-- Start of Data excerpt --

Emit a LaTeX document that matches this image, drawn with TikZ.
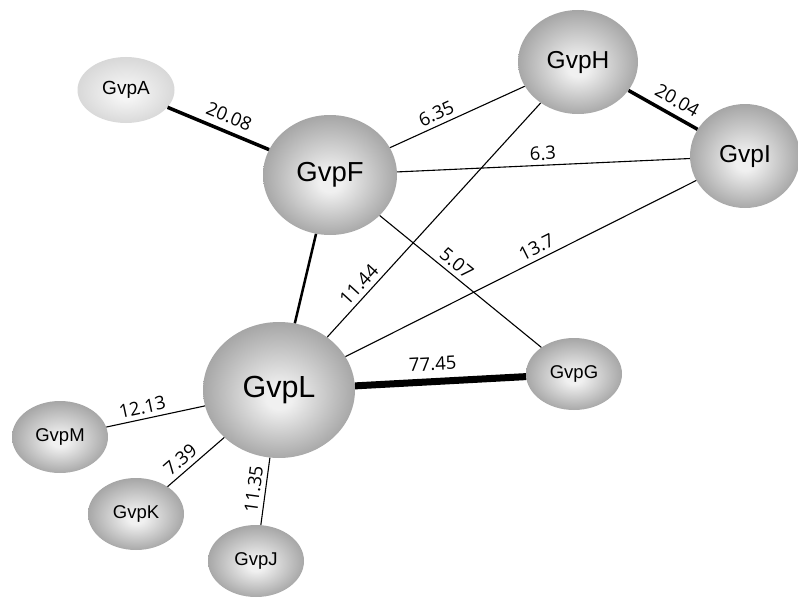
\documentclass[tikz,border=0pt]{standalone}
\usepackage{fontspec}
\setmainfont{Liberation Sans}
\newfontfamily\edgefont{Open Sans}
\usetikzlibrary{shapes.geometric}
\definecolor{ballin}{gray}{0.94}
\definecolor{ballout}{gray}{0.61}
\definecolor{lightin}{gray}{0.96}
\definecolor{lightout}{gray}{0.83}
\pgfdeclareradialshading{ballshade}{\pgfpoint{0cm}{-0.12cm}}{color(0cm)=(ballin); color(0.15cm)=(ballin); color(1cm)=(ballout)}
\pgfdeclareradialshading{lightshade}{\pgfpoint{0cm}{-0.12cm}}{color(0cm)=(lightin); color(0.15cm)=(lightin); color(1cm)=(lightout)}
\tikzset{
  prot/.style={ellipse, shade, shading=ballshade, inner sep=0pt},
  lightprot/.style={ellipse, shade, shading=lightshade, inner sep=0pt},
  small/.style={minimum width=96pt, minimum height=72pt, font=\fontsize{18.5}{20}\selectfont},
  edge/.style={draw=black, line width=1.1pt},
  wlab/.style={font=\edgefont\fontsize{18.5}{18.5}\selectfont, sloped, above, inner sep=4.5pt}
}
\begin{document}
\begin{tikzpicture}[x=1pt, y=-1pt]
\useasboundingbox (0,0) rectangle (798,602);
% nodes
\node[lightprot, minimum width=97pt, minimum height=66pt, font=\fontsize{19}{20}\selectfont] (A) at (126,90) {GvpA};
\node[prot, minimum width=134pt, minimum height=120pt, font=\fontsize{27.5}{30}\selectfont] (F) at (330,175) {GvpF};
\node[prot, minimum width=120pt, minimum height=104pt, font=\fontsize{24.5}{26}\selectfont] (H) at (578,62) {GvpH};
\node[prot, minimum width=110pt, minimum height=104pt, font=\fontsize{24.5}{26}\selectfont] (I) at (745,156) {GvpI};
\node[prot, minimum width=152pt, minimum height=136pt, font=\fontsize{30.5}{32}\selectfont] (L) at (279,390) {GvpL};
\node[prot, small] (M) at (60,437) {GvpM};
\node[prot, small] (K) at (136,514) {GvpK};
\node[prot, small] (J) at (256,561) {GvpJ};
\node[prot, small] (G) at (574,374) {GvpG};
% edges
\draw[edge, line width=3.5pt] (A) -- node[wlab, pos=0.55, above=2pt] {20.08} (F);
\draw[edge] (F) -- node[wlab, pos=0.38] {6.35} (H);
\draw[edge] (F) -- node[wlab, pos=0.5] {6.3} (I);
\draw[edge, line width=3.5pt] (H) -- node[wlab, pos=0.6, above=2pt] {20.04} (I);
\draw[edge, line width=2.5pt] (F) -- (L);
\draw[edge] (L) -- node[wlab, pos=0.19] {11.44} (H);
\draw[edge] (L) -- node[wlab, pos=0.56] {13.7} (I);
\draw[edge] (F) -- node[wlab, pos=0.43] {5.07} (G);
\draw[edge, line width=7pt] (L) -- node[wlab, pos=0.46, above=3pt] {77.45} (G);
\draw[edge] (M) -- node[wlab, pos=0.39] {12.13} (L);
\draw[edge] (K) -- node[wlab, pos=0.36] {7.39} (L);
\draw[edge] (J) -- node[wlab, pos=0.51] {11.35} (L);
\end{tikzpicture}
\end{document}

-- End of Data excerpt --

## Your task:
Transcribe the full listing above exactly, with the images removed.

## Solved problem:
Emit a LaTeX document that matches this image, drawn with TikZ.
\documentclass[tikz,border=0pt]{standalone}
\usepackage{fontspec}
\setmainfont{Liberation Sans}
\newfontfamily\edgefont{Open Sans}
\usetikzlibrary{shapes.geometric}
\definecolor{ballin}{gray}{0.94}
\definecolor{ballout}{gray}{0.61}
\definecolor{lightin}{gray}{0.96}
\definecolor{lightout}{gray}{0.83}
\pgfdeclareradialshading{ballshade}{\pgfpoint{0cm}{-0.12cm}}{color(0cm)=(ballin); color(0.15cm)=(ballin); color(1cm)=(ballout)}
\pgfdeclareradialshading{lightshade}{\pgfpoint{0cm}{-0.12cm}}{color(0cm)=(lightin); color(0.15cm)=(lightin); color(1cm)=(lightout)}
\tikzset{
  prot/.style={ellipse, shade, shading=ballshade, inner sep=0pt},
  lightprot/.style={ellipse, shade, shading=lightshade, inner sep=0pt},
  small/.style={minimum width=96pt, minimum height=72pt, font=\fontsize{18.5}{20}\selectfont},
  edge/.style={draw=black, line width=1.1pt},
  wlab/.style={font=\edgefont\fontsize{18.5}{18.5}\selectfont, sloped, above, inner sep=4.5pt}
}
\begin{document}
\begin{tikzpicture}[x=1pt, y=-1pt]
\useasboundingbox (0,0) rectangle (798,602);
% nodes
\node[lightprot, minimum width=97pt, minimum height=66pt, font=\fontsize{19}{20}\selectfont] (A) at (126,90) {GvpA};
\node[prot, minimum width=134pt, minimum height=120pt, font=\fontsize{27.5}{30}\selectfont] (F) at (330,175) {GvpF};
\node[prot, minimum width=120pt, minimum height=104pt, font=\fontsize{24.5}{26}\selectfont] (H) at (578,62) {GvpH};
\node[prot, minimum width=110pt, minimum height=104pt, font=\fontsize{24.5}{26}\selectfont] (I) at (745,156) {GvpI};
\node[prot, minimum width=152pt, minimum height=136pt, font=\fontsize{30.5}{32}\selectfont] (L) at (279,390) {GvpL};
\node[prot, small] (M) at (60,437) {GvpM};
\node[prot, small] (K) at (136,514) {GvpK};
\node[prot, small] (J) at (256,561) {GvpJ};
\node[prot, small] (G) at (574,374) {GvpG};
% edges
\draw[edge, line width=3.5pt] (A) -- node[wlab, pos=0.55, above=2pt] {20.08} (F);
\draw[edge] (F) -- node[wlab, pos=0.38] {6.35} (H);
\draw[edge] (F) -- node[wlab, pos=0.5] {6.3} (I);
\draw[edge, line width=3.5pt] (H) -- node[wlab, pos=0.6, above=2pt] {20.04} (I);
\draw[edge, line width=2.5pt] (F) -- (L);
\draw[edge] (L) -- node[wlab, pos=0.19] {11.44} (H);
\draw[edge] (L) -- node[wlab, pos=0.56] {13.7} (I);
\draw[edge] (F) -- node[wlab, pos=0.43] {5.07} (G);
\draw[edge, line width=7pt] (L) -- node[wlab, pos=0.46, above=3pt] {77.45} (G);
\draw[edge] (M) -- node[wlab, pos=0.39] {12.13} (L);
\draw[edge] (K) -- node[wlab, pos=0.36] {7.39} (L);
\draw[edge] (J) -- node[wlab, pos=0.51] {11.35} (L);
\end{tikzpicture}
\end{document}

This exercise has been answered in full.